═══ RECORDS TO PROCESS

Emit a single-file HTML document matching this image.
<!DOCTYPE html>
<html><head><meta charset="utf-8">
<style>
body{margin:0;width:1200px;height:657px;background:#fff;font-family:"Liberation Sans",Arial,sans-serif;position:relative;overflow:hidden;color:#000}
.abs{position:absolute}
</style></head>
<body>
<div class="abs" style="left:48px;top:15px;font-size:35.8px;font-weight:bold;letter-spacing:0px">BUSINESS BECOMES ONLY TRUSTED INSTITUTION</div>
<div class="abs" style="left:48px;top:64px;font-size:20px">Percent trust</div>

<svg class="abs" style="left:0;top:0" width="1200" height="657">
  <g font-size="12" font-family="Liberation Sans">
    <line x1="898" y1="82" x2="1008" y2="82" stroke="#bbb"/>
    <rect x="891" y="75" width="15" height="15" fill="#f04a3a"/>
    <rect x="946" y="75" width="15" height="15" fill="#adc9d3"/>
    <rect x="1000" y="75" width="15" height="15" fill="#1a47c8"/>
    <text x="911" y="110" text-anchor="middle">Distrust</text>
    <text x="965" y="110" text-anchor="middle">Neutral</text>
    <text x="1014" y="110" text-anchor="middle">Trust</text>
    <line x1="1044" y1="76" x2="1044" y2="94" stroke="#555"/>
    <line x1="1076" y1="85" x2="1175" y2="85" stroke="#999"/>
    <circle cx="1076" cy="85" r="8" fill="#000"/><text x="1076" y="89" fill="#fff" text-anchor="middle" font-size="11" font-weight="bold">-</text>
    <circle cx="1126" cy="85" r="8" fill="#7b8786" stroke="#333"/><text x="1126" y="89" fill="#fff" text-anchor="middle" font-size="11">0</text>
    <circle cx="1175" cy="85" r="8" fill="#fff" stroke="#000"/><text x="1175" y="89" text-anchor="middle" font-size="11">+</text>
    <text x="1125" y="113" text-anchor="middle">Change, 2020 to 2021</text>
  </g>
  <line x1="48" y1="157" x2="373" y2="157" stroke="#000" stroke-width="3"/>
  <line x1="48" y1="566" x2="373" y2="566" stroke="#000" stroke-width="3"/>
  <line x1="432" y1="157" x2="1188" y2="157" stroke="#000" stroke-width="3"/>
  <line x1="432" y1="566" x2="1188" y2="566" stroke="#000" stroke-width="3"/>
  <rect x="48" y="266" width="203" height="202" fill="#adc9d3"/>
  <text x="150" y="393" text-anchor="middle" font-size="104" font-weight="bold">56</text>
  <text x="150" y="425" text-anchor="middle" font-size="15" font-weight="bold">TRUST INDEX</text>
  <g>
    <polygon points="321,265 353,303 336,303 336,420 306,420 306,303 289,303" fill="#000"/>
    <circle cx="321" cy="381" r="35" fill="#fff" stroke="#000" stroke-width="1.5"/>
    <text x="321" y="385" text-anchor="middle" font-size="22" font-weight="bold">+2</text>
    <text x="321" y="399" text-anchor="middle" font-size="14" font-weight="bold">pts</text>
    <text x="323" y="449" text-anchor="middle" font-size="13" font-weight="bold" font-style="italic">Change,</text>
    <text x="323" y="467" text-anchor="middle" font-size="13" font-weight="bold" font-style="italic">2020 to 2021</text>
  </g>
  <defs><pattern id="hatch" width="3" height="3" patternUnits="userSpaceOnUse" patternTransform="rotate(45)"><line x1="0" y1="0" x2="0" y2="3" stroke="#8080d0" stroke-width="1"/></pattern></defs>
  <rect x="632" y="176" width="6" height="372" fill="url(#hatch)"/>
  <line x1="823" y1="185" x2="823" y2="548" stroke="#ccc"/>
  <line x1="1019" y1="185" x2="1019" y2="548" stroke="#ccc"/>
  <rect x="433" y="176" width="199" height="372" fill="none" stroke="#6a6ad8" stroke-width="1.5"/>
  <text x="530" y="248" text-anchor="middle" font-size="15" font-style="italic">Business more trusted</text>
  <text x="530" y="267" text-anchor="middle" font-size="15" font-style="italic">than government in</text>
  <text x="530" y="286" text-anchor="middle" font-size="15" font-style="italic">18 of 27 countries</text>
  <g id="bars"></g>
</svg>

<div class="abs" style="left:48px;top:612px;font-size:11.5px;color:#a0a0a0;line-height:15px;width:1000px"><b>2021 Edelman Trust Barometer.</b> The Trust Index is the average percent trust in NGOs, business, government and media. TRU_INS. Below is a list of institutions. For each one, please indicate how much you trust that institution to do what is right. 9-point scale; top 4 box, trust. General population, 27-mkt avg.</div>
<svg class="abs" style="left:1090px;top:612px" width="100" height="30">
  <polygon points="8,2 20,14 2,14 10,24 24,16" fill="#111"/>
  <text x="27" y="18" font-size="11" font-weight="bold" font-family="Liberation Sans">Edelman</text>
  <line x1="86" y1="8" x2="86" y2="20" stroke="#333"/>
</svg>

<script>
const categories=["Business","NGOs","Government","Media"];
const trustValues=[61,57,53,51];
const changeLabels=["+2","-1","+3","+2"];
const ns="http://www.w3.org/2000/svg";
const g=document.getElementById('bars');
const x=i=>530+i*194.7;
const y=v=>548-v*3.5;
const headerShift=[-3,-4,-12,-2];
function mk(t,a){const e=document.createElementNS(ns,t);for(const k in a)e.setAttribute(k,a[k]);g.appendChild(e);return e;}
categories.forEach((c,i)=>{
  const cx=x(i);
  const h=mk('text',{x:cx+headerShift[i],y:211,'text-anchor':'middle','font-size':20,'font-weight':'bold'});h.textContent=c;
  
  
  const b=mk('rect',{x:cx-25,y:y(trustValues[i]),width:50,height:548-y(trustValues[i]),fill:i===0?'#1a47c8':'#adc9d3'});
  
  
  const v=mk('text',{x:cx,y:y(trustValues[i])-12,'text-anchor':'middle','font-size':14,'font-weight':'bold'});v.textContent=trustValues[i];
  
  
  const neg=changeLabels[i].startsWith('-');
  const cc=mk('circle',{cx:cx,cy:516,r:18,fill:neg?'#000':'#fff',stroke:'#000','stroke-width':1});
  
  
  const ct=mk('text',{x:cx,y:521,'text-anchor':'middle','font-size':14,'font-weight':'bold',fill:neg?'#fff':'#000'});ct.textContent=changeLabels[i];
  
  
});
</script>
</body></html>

══════
═══ RECORDS TO PROCESS

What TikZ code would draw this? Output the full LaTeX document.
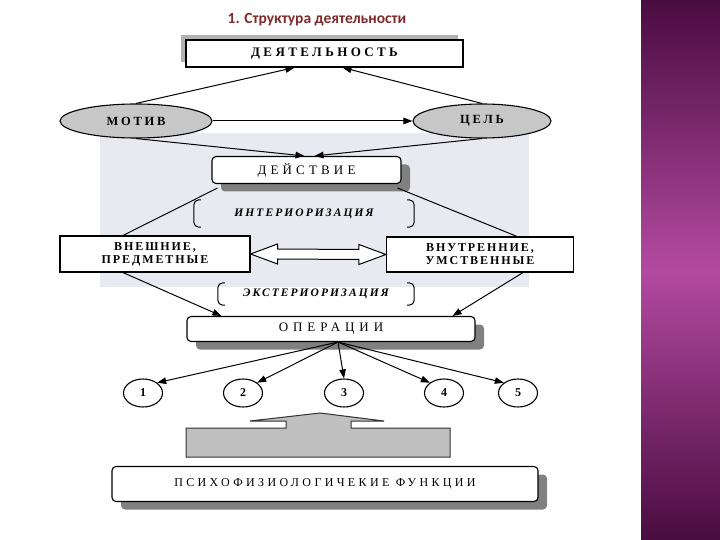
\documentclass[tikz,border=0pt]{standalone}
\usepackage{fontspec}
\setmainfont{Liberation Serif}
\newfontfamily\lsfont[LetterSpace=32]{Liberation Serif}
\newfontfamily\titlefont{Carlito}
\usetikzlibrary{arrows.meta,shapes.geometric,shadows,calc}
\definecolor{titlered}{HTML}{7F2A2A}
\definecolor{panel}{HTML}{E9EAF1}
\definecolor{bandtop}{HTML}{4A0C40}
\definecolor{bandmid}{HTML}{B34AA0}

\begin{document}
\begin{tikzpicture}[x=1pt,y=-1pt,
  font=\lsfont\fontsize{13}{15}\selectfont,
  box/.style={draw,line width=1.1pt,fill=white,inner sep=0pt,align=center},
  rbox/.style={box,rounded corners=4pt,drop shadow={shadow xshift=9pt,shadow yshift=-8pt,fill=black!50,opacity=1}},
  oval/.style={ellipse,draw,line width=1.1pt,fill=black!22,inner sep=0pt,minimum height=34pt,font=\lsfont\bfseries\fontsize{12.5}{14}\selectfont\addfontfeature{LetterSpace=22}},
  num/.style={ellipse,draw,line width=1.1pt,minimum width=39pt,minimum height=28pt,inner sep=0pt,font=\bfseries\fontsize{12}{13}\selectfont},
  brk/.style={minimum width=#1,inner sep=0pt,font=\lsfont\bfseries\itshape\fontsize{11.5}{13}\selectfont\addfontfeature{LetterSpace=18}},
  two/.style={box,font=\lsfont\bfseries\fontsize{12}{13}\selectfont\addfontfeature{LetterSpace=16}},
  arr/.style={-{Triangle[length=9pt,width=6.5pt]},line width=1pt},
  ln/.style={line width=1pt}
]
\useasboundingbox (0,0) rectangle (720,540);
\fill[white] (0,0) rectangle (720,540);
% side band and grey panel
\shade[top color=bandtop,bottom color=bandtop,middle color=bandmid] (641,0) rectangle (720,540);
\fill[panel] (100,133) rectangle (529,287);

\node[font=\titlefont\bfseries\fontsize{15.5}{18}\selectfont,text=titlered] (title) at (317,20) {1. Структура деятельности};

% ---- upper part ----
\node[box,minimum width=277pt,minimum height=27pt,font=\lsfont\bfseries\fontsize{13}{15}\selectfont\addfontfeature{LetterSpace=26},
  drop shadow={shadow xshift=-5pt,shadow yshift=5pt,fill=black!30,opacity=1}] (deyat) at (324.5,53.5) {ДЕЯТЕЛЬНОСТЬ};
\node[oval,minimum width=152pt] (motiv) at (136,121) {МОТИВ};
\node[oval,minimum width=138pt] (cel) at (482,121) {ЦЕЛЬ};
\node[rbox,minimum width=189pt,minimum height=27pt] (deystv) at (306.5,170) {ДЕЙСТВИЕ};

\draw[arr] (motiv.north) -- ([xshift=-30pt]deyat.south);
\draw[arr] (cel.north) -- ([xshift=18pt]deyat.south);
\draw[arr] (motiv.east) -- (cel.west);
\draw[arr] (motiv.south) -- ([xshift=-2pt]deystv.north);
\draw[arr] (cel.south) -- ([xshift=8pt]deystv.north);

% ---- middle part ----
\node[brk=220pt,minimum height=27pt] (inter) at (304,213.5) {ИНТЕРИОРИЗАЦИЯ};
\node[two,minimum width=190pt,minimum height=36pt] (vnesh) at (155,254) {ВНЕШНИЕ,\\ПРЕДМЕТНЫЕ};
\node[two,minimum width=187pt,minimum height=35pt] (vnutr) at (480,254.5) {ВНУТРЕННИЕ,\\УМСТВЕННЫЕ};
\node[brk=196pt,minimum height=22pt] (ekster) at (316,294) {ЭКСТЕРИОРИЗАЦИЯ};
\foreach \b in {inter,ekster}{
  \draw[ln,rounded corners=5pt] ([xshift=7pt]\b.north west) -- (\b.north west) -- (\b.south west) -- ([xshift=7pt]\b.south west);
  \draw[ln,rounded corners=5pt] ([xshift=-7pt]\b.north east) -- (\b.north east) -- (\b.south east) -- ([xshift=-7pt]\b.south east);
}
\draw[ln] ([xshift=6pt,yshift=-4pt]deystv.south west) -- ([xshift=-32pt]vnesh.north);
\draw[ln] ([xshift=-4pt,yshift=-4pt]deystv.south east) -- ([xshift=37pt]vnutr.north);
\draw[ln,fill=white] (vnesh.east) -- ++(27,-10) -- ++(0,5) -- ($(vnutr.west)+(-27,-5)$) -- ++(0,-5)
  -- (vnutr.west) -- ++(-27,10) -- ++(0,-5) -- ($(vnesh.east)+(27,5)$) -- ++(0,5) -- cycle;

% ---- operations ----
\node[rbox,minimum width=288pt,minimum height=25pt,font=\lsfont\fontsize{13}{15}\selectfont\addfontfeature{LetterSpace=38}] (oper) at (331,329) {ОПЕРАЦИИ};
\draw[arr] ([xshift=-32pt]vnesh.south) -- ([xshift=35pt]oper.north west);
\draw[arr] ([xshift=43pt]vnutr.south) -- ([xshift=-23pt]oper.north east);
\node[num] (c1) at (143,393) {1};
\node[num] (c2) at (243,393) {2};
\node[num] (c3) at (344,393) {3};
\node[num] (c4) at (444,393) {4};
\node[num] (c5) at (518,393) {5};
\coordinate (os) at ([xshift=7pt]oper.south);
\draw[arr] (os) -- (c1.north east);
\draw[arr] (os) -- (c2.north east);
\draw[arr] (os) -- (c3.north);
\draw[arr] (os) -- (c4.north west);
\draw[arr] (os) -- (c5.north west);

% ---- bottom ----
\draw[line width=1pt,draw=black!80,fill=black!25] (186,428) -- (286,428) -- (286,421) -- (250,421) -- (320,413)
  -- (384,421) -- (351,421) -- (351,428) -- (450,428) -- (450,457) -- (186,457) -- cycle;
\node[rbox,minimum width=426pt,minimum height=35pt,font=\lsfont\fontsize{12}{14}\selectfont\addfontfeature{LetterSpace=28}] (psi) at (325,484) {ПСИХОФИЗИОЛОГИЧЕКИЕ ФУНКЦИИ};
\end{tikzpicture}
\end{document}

══════

THE PROBLEM
Drop the images and output only the lines from the one that contains "What TikZ code" to the one that contains "(title) at (317,20)", both included.

CORRECT RESULT
What TikZ code would draw this? Output the full LaTeX document.
\documentclass[tikz,border=0pt]{standalone}
\usepackage{fontspec}
\setmainfont{Liberation Serif}
\newfontfamily\lsfont[LetterSpace=32]{Liberation Serif}
\newfontfamily\titlefont{Carlito}
\usetikzlibrary{arrows.meta,shapes.geometric,shadows,calc}
\definecolor{titlered}{HTML}{7F2A2A}
\definecolor{panel}{HTML}{E9EAF1}
\definecolor{bandtop}{HTML}{4A0C40}
\definecolor{bandmid}{HTML}{B34AA0}

\begin{document}
\begin{tikzpicture}[x=1pt,y=-1pt,
  font=\lsfont\fontsize{13}{15}\selectfont,
  box/.style={draw,line width=1.1pt,fill=white,inner sep=0pt,align=center},
  rbox/.style={box,rounded corners=4pt,drop shadow={shadow xshift=9pt,shadow yshift=-8pt,fill=black!50,opacity=1}},
  oval/.style={ellipse,draw,line width=1.1pt,fill=black!22,inner sep=0pt,minimum height=34pt,font=\lsfont\bfseries\fontsize{12.5}{14}\selectfont\addfontfeature{LetterSpace=22}},
  num/.style={ellipse,draw,line width=1.1pt,minimum width=39pt,minimum height=28pt,inner sep=0pt,font=\bfseries\fontsize{12}{13}\selectfont},
  brk/.style={minimum width=#1,inner sep=0pt,font=\lsfont\bfseries\itshape\fontsize{11.5}{13}\selectfont\addfontfeature{LetterSpace=18}},
  two/.style={box,font=\lsfont\bfseries\fontsize{12}{13}\selectfont\addfontfeature{LetterSpace=16}},
  arr/.style={-{Triangle[length=9pt,width=6.5pt]},line width=1pt},
  ln/.style={line width=1pt}
]
\useasboundingbox (0,0) rectangle (720,540);
\fill[white] (0,0) rectangle (720,540);
% side band and grey panel
\shade[top color=bandtop,bottom color=bandtop,middle color=bandmid] (641,0) rectangle (720,540);
\fill[panel] (100,133) rectangle (529,287);

\node[font=\titlefont\bfseries\fontsize{15.5}{18}\selectfont,text=titlered] (title) at (317,20) {1. Структура деятельности};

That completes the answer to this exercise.